Transfer-pricing adjustments are subject to domestic litigation.
An APA procedure has been introduced in Latvia. To conclude an APA there is no special procedure in place. A request to enter the APA together with transfer-pricing documentation must be submitted to the tax administration. The state fee for an APA procedure is EUR7,114.
Transfer pricing situations generate significantly more litigation than permanent establishments and withholding tax.
There are no fees to be paid when contesting the decision of the SRS officials to the SRS director general.
When submitting an application for a case before a court, the applicant shall pay a court fee of EUR30 (first instance).
The appeal and the cross-appeal court fees are set in the amount of EUR60 (second instance).
A security fee for a cassation complaint is set in the amount of EUR70 (third instance).
The participants of the administrative process (taxpayer/tax authorities) are obligated to pay the fees before submitting each procedural document (an application, the appeal and cassation complaint). The obligation to pay fees falls on the party who brings the action to court in each instance.
If the application is satisfied in full or in part, or the proceedings in the case are terminated because of the conclusion of an administrative agreement (repealing the contested administrative act), the court orders the defendant in favour of the applicant the court fee paid by the applicant.
The security fee for cassation is repaid to the applicant if a cassation complaint is satisfied in whole or in part.
In submitting an application disputing an administrative act, compensation may concurrently be claimed. In determining the preconditions for material loss and the amount of compensation, the principles of civil law apply.
If compensation has not been claimed concurrently with the disputing or appealing of an administrative act, a submission regarding compensation may be submitted to the institution that caused the loss or harm.
There are no additional costs if the taxpayer and SRS director general conclude a settlement agreement.

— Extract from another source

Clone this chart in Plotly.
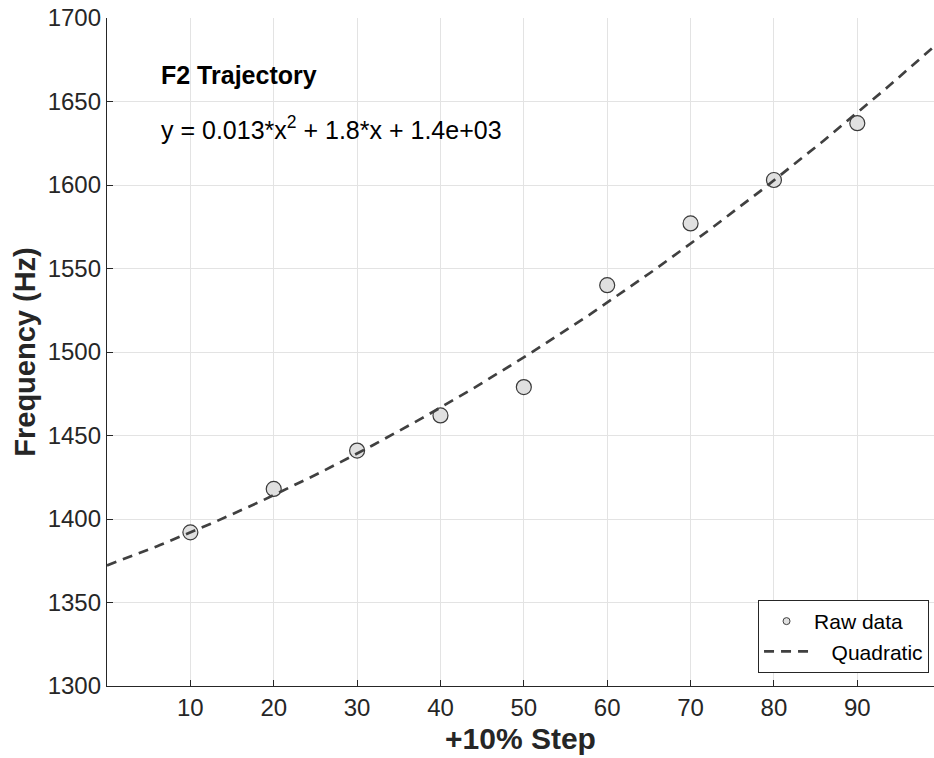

Currently there are 601 pending cases in total where the SRS is one of the parties. In the Administrative District Court there are 386 pending cases, while in the Administrative Regional Court 215 cases are waiting to be tried.
In Administrative District Courts each judge has around ten cases, but in the Administrative District Court approximately nine cases are appointed to each judge.
The values of cases differ, but the average value is not available due to the confidentiality of such information.
Each case is distributed to judges by a computer program and the amount of cases to each judge may differ because of the type of the case or other conditions. Each judge in the Supreme Court Department of Administrative Cases has around 90 cases to try each year but there are no available statistics regarding how many of them are related to tax issues.
In 2018 and 2019 there were 944 cases in total initiated relating to taxes where the Latvian tax authority was one of the parties.
1,017 tax dispute cases were tried in 2018 and early 2019.
Specific data about the types of tax disputes and the values of cases is not available.
In 2015 the proportion of SRS-favourable (including partially) court rulings in all categories of cases – tax disputes, administrative infringement cases, enforcement cases and other disputes – was 90.2%.
In 2016 the proportion was 92.1%. There are no statistics about 2017 and 2018 available, but there is no reason to presume that the average was lower than approximately 90%.
The tax administration in Latvia is employing data analytic tools to identify tax risk and field audit targets to carry out in-depth checks of previously identified high-risk transactions. Thus, the proactive involvement of tax specialists in the early stage of the tax audit process can increase the chances of a positive tax dispute resolution. It is important to ensure clear and timely communication with auditors.
In the early stages of the audit, tax disputes can be resolved through negotiations if proper evidence and explanations are provided.